The White House has made desperate efforts over the past week to defuse the protests. Speaking on television and radio adverts, the US secretary of state, Hillary Clinton, has emphasised that the US government had nothing to do with the film's production. The acting US ambassador in Pakistan, Richard Hoagland, met with government officials to once again to reiterate that the US government "condemned this video's content and its message".

But the US's vigorous campaign of public diplomacy appears not to have worked. In many places in Pakistan, crowds were able to break through barricades placed in their way by police. Images streaming in from all over the country on Pakistan's frenetic cable news channels got steadily grimmer as what the government had billed as "love of prophet Muhammad day" wore on and protests descended into battles and looting.

Mobile phone networks had been turned off in 15 cities in an effort to frustrate the ability of crowds to organise themselves, but it appeared to have no effect and services were restored well before the originally advertised time of 6pm. In Lahore, the grand colonial era Mall Road was the setting for skirmishes by demonstrators who also attempted to approach the US consulate in the city.

In Iraq about 3,000 protesters condemned the film as well as the French caricatures. The protest in the southern city of Basra was organised by Iranian-backed Shia groups. Some protesters raised Iraqi flags and posters of Iran's supreme leader, Ayatollah Khamenei, while chanting "death to America".
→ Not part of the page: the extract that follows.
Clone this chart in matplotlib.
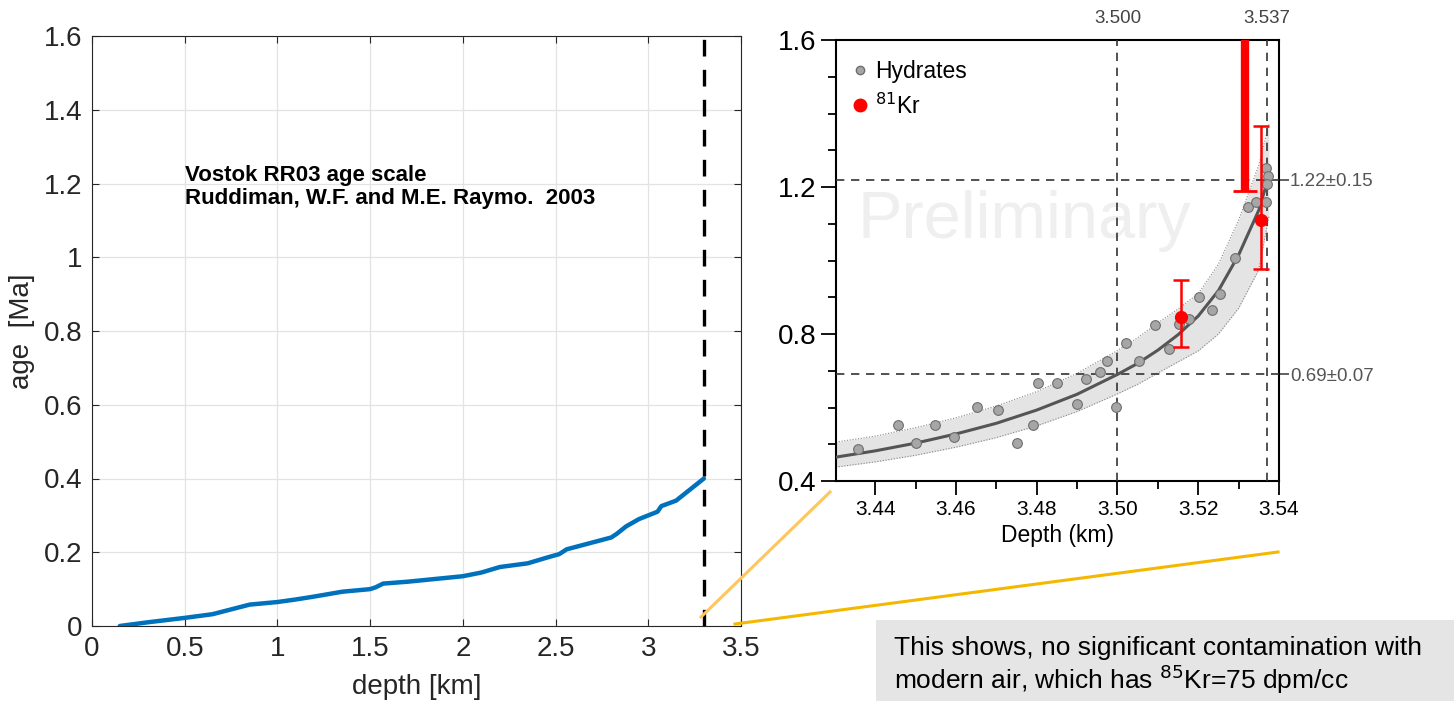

In the Sri Lankan capital of Colombo, about 2,000 Muslims burned effigies of Obama and US flags at a protest after Friday prayers. In Bangladesh, over 2,000 people marched through the streets of the capital, Dhaka, to express outrage at the film. Small and mostly orderly protests were also held in Malaysia and Indonesia.

Thousands also gathered in Lebanon's Bekaa valley for the latest in a series of protest rallies organised by the militant group Hezbollah. There was also unrest in Indian-administered Kashmir. Police imposed a day-long curfew in the Kashmir valley, and in the main city, Srinagar, police chased away protesters. Authorities in the region also temporarily blocked mobile and internet services.

Critics in Pakistan lambasted the decision of the government to make Friday a national holiday. They said hardline religious parties, many of them fronts for banned terrorist organisations, hijacked the day off as a chance to show off their street power.

Raza Rumi, a prominent analyst and newspaper columnist, said the government had chosen a policy of appeasement. "The government is under immense pressure to appear as Islamic and as pious as anyone," he said. "But it could have chosen alternative strategy of engaging with the various religious groups and launched a public campaign to educate people rather than letting them take to the streets."

Earlier in the day, Pakistan's prime minister, Raja Pervaiz Ashraf, addressed a gathering of politicians and top clerics in Islamabad. While he called for peaceful protests, he also used language likely to inflame the many protests that have claimed the video is part of a plot involving Jewish, Israeli and US interests. "It is ironical that denial of holocaust is considered a crime but no consideration is paid to the feelings of Muslims," he said. "I hope the international community and Islamic world will be successful in preventing such things."

If the intention of the government was to burnish its Islamic credentials in the run-up to the election in six months, many protesters were not convinced. "[President Asif Ali] Zardari is a man with no grace, he should resign," said Tabarak Lateef, a 22-year-old protester in Islamabad. "Our rulers are traitors, they are American slaves and they should be ashamed of themselves."